Villandás where we live is a pretty village. Its traditional stone-built houses with terracotta tile rooves sit in picturesque fields where the brown jersey-style cows with their soft eyes rimmed with eyeliner tinkle their cowbells. The traditional barns- or horreos- sit on their saddlestone supports like gypsy caravans come to rest on giant mushrooms. If you head for the local town, however, you are in for a shock. The first time I drove through Grado it was a rainy day and I thought, 'When did the Soviets make it to Asturias?'
Grado is a good argument against car tourism. You can see the town as you approach it in its magnificent location in a rich valley surrounded by hills. And it's ugly. The apartment blocks rise sheer out of the farmland with all the grace and charm of giant cardboard boxes. From one end of the town you enter along the straight approach road from the motorway from Oviedo lined with brand new hangars and warehouses interspersed with abandoned older buildings turning dirtier and dustier with each day. The road is littered along the borders with that omnipresent scrub and rubble the road-builders like to leave behind.
The main road that passes through the centre of Grado passes through a gully of ten storey apartment blocks that butt directly onto the road, with bars outside wafting their aroma of beer, cider and tobacco onto the street. All of the older buildings along this road are abandoned or in poor condition. Carmen said that the buildings are protected by a local ordinance so you can't knock them down like you used to be able to. This doesn't mean you have to do them up, however, so people just wait for them to fall down then ask for permission to build another apartment block.
The visible casas de indianos on the edge of the main road are surrounded by large ironwork fences that say 'No Entry'. These exagerrated and overblown mansions were built by people returning from Latin America with the fortunes they had made there and display an extravagant taste for ornament, but their very scale clearly makes it difficult for them to be maintained these days: they are neither residence nor museum. If you stopped the car to have a look you would not be able to get much closer and you might decide to just keep going until you reach the other end of town where things peter out along a winding road where local drivers push aggressively along at breakneck speeds.

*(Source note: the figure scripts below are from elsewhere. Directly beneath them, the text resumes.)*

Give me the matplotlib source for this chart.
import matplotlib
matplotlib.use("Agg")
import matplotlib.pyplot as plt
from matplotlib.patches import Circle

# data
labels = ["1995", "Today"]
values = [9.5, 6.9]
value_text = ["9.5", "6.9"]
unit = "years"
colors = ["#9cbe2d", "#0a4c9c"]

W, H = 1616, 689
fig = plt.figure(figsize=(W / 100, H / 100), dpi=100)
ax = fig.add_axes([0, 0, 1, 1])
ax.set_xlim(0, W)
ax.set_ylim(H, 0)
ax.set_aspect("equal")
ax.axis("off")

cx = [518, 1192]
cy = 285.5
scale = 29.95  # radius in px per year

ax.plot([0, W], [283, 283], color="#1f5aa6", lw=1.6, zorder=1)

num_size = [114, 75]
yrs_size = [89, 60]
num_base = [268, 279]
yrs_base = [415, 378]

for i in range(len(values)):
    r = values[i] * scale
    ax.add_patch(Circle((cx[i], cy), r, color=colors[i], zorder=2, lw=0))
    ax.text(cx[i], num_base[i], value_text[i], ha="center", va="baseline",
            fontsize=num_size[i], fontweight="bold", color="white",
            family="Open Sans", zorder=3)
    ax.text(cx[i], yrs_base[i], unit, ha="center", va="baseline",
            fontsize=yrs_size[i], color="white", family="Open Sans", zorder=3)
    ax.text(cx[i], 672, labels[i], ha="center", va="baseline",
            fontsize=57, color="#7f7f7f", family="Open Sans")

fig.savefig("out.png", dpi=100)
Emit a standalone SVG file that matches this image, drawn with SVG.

In spite of its ugliness I find Grado charming. Between the main road and the river, where some enlightened planner installed a sweltering, shadeless walk from one end of the town to the other (with views of the cardboard boxes), lies the heart of the town. A mish-mash of one way streets between two-storey terraces in various states of decay brings you to a pedestrianised zone in the centre where there is a handful of buildings that are old enough and well-built enough that they can neither be torn down nor will fall down.

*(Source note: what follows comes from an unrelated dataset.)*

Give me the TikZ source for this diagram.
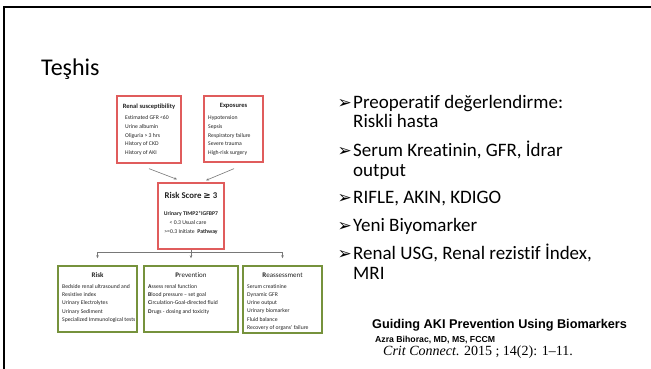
\documentclass[tikz,border=0pt]{standalone}
\usepackage{fontspec}
\setmainfont{Carlito}[Ligatures=NoCommon]
\newfontfamily\dejavu{DejaVu Sans}
\newfontfamily\arialf{Liberation Sans}
\newfontfamily\timesf{Liberation Serif}
\usetikzlibrary{arrows.meta}

\definecolor{boxred}{RGB}{224,92,92}
\definecolor{boxgreen}{RGB}{118,146,60}
\definecolor{arrowgray}{RGB}{120,120,120}
\definecolor{figtext}{RGB}{35,35,35}

\begin{document}
\begin{tikzpicture}[x=1pt,y=-1pt,
  redbox/.style={draw=boxred,line width=1.3pt,inner sep=0pt},
  greenbox/.style={draw=boxgreen,line width=1.5pt,inner sep=0pt},
  ttl/.style={font=\bfseries\fontsize{6.5}{8}\selectfont,text=figtext,inner sep=0pt,anchor=base},
  gttl/.style={font=\fontsize{7}{8}\selectfont,text=figtext,inner sep=0pt,anchor=base},
  lst/.style={font=\fontsize{5.7}{7}\selectfont,text=figtext,inner sep=0pt,anchor=base west},
  clst/.style={font=\fontsize{5.7}{7}\selectfont,text=figtext,inner sep=0pt,anchor=base},
  arr/.style={draw=arrowgray,line width=0.6pt,-{Stealth[length=3pt,width=2.6pt]}},
  conn/.style={draw=arrowgray,line width=0.6pt},
  body/.style={font=\fontsize{19}{21}\selectfont,inner sep=0pt,anchor=base west},
  bul/.style={font=\dejavu\fontsize{17}{21}\selectfont,inner sep=0pt,anchor=base west}]

\useasboundingbox (0,0) rectangle (651,369);
\fill[white] (0,0) rectangle (651,369);

% slide frame
\draw[line width=2.5pt] (4,369) -- (4,7) -- (651,7);

% title
\node[font=\fontsize{24}{30}\selectfont,inner sep=0pt,anchor=base west] (title) at (41,76) {Teşhis};

% ---------- flow chart ----------
\node[redbox,minimum width=64pt,minimum height=67pt] (renal) at (149,129.5) {};
\node[redbox,minimum width=59pt,minimum height=66pt] (expo) at (233.5,129) {};
\node[redbox,minimum width=66pt,minimum height=66pt] (score) at (191,216) {};
\node[greenbox,minimum width=79pt,minimum height=66pt] (risk) at (97.5,299) {};
\node[greenbox,minimum width=94pt,minimum height=66pt] (prev) at (191,299) {};
\node[greenbox,minimum width=79pt,minimum height=67pt] (reas) at (282.5,299.5) {};

\node[ttl] (renal-t) at (149,108) {Renal susceptibility};
\foreach \t [count=\i] in {Estimated GFR <60, Urine albumin, Oliguria > 3 hrs, History of CKD, History of AKI}
  \node[lst] (renal-l\i) at (125,{120+8.5*(\i-1)}) {\t};

\node[ttl] (expo-t) at (233.5,107.5) {Exposures};
\foreach \t [count=\i] in {Hypotension, Sepsis, Respiratory failure, Severe trauma, High-risk surgery}
  \node[lst] (expo-l\i) at (208,{120+8.5*(\i-1)}) {\t};

\node[ttl,font=\bfseries\fontsize{8.8}{10}\selectfont] (score-t) at (191,198) {Risk Score {\dejavu ≥} 3};
\node[clst,font=\bfseries\fontsize{5.7}{7}\selectfont] (score-l1) at (191,215) {Urinary TIMP2*IGFBP7};
\node[clst] (score-l2) at (188,224) {< 0.3 Usual care};
\node[clst] (score-l3) at (191,233) {>=0.3 Initiate\ \ \textbf{Pathway}};

\node[gttl] (risk-t) at (97.5,277) {\textbf{Risk}};
\foreach \t [count=\i] in {Bedside renal ultrasound and, Resistive index, Urinary Electrolytes, Urinary Sediment, Specialized Immunological tests}
  \node[lst] (risk-l\i) at (62,{288+8.4*(\i-1)}) {\t};

\node[gttl] (prev-t) at (191,277) {\textbf{P}revention};
\foreach \t [count=\i] in {\textbf{A}ssess renal function, \textbf{B}lood pressure – set goal, \textbf{C}irculation-Goal-directed fluid, \textbf{D}rugs - dosing and toxicity}
  \node[lst] (prev-l\i) at (148,{288+8.4*(\i-1)}) {\t};

\node[gttl] (reas-t) at (282.5,277) {\textbf{R}eassessment};
\foreach \t [count=\i] in {Serum creatinine, Dynamic GFR, Urine output, Urinary biomarker, Fluid balance, Recovery of organs' failure}
  \node[lst] (reas-l\i) at (247,{288+8.3*(\i-1)}) {\t};

% connectors
\draw[arr] ([yshift=-5pt]renal.south) -- ([xshift=-14pt,yshift=3pt]score.north);
\draw[arr] ([xshift=0.5pt,yshift=-6pt]expo.south) -- ([xshift=15pt,yshift=2pt]score.north);
\coordinate (hl) at (97.5,252);
\coordinate (hr) at (282.5,252);
\draw[conn] (score.south) -- (score.south |- hl);
\draw[conn] (hl) -- (hr);
\draw[arr] (hl) -- ([yshift=7pt]risk.north);
\draw[arr] (score.south |- hl) -- ([yshift=7pt]prev.north);
\draw[arr] (hr) -- ([yshift=7pt]reas.north);

% ---------- bullet list ----------
\node[bul] (b1) at (337.5,108) {➢};
\node[body] (t1a) at (353,108) {Preoperatif değerlendirme:};
\node[body] (t1b) at (353,128) {Riskli hasta};
\node[bul] (b2) at (337.5,156) {➢};
\node[body] (t2a) at (353,156) {Serum Kreatinin, GFR, İdrar};
\node[body] (t2b) at (353,176) {output};
\node[bul] (b3) at (337.5,203.5) {➢};
\node[body] (t3) at (353,203.5) {RIFLE, AKIN, KDIGO};
\node[bul] (b4) at (337.5,231) {➢};
\node[body] (t4) at (353,231) {Yeni Biyomarker};
\node[bul] (b5) at (337.5,259) {➢};
\node[body] (t5a) at (353,259) {Renal USG, Renal rezistif İndex,};
\node[body] (t5b) at (353,279) {MRI};

% ---------- reference ----------
\node[font=\arialf\bfseries\fontsize{12.7}{14}\selectfont,inner sep=0pt,anchor=base west] (ref1) at (372,328) {Guiding AKI Prevention Using Biomarkers};
\node[font=\arialf\bfseries\fontsize{8.7}{10}\selectfont,inner sep=0pt,anchor=base west] (ref2) at (375,342) {Azra Bihorac, MD, MS, FCCM};
\node[font=\timesf\fontsize{14}{16}\selectfont,inner sep=0pt,anchor=base west] (ref3) at (383,355) {\textit{Crit Connect}. 2015 ; 14(2): 1–11.};
\end{tikzpicture}
\end{document}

Tha administration has taken over one of these palaces for the Ayuntamiento and another houses the library or Casa de Cultura. But the real charm of Grado is not the architecture- it is the people. Burly men in check shirts with round bellies and dirty trousers walk smiling into the dozens of shops that sell spades, shovels, fertilizer and seeds. Women with frumpy clothes push prams with fat babies that look eager to get going with the rotovator whilst stern-faced grannies talk over each other on the corners of the streets. A blue-faced man walks by coughing and spluttering, then stops under the trees of the small park to light a cigarette and talk about the cost of cow feed with a buddy.

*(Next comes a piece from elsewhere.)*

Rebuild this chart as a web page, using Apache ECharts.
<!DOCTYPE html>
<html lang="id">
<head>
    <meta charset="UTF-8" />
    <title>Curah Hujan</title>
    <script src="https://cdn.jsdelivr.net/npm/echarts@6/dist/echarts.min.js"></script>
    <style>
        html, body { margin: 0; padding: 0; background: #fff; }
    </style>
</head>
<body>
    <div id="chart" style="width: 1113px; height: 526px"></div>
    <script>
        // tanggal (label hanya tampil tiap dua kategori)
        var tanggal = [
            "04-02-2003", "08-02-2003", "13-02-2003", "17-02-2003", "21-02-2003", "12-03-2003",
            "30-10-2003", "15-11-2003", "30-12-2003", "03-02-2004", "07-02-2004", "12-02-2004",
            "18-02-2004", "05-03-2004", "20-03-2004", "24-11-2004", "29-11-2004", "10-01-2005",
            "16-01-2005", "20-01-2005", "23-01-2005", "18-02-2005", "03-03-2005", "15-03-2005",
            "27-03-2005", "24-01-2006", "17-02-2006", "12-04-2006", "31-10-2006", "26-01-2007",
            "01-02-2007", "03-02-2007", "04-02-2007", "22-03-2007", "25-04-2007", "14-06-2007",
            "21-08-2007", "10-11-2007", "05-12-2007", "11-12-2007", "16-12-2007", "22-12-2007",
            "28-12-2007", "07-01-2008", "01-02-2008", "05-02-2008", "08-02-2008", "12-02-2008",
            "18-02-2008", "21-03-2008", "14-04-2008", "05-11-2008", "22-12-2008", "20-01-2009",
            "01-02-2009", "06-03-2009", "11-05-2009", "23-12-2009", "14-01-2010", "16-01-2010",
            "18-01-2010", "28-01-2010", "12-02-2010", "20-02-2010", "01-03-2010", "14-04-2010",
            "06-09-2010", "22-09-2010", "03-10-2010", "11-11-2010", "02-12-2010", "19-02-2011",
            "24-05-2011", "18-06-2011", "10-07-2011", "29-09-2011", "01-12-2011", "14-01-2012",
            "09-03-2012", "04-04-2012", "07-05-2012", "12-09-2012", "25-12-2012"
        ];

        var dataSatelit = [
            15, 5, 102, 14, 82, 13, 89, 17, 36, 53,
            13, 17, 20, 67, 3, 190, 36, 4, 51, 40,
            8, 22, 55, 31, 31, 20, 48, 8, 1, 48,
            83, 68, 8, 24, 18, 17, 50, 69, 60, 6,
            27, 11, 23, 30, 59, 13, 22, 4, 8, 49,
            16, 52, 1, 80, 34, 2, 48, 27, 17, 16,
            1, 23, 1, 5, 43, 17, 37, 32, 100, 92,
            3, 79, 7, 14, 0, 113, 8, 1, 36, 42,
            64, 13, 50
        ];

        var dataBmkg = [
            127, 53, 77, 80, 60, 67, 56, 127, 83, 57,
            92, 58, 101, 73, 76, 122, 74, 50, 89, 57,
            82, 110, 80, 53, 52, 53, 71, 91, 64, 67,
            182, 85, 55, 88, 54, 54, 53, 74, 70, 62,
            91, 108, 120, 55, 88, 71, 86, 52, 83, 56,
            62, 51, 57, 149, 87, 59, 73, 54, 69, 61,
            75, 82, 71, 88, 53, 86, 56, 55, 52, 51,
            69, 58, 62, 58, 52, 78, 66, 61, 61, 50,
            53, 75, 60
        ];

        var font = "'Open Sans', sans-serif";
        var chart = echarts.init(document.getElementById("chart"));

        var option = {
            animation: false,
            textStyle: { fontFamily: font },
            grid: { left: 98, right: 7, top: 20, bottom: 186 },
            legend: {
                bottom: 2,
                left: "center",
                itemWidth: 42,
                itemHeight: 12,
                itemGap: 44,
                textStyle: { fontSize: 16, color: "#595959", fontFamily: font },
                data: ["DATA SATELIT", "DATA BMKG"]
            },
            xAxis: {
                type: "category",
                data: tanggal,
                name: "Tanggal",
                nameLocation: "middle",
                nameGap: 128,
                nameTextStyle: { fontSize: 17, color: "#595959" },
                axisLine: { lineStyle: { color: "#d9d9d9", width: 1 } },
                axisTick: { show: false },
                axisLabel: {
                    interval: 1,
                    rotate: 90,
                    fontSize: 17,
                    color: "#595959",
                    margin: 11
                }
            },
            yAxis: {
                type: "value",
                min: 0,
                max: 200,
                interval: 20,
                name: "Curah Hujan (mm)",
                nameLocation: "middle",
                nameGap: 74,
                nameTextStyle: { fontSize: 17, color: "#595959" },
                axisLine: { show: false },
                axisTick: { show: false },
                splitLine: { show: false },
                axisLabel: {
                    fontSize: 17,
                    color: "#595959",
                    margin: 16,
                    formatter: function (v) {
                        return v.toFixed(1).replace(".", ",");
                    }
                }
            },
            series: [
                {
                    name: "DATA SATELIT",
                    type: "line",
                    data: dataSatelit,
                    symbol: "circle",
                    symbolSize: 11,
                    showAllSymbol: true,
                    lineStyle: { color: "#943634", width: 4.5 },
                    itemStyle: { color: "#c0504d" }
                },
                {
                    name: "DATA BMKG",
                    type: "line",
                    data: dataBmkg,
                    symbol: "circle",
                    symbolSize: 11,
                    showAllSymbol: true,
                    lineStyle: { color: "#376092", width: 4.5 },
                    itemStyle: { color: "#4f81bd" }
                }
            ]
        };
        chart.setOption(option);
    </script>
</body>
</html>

On the market days there is a bustle of activity at the trestle tables and there is a real sense of local pride in the bread, the vegetables and the fruit: it is not all cheap clothes from China like many markets in Britain. And on these days, when Grado is filled with people from the surrounding villages who descend to the plaza to sell their veggies, you have the sense that the town is really no more than the expression of the aspirations of all those village folk. If a group of villagers could get together to design a town they would probably come up with something a bit like Grado: ugly, friendly, functional and thrown-together.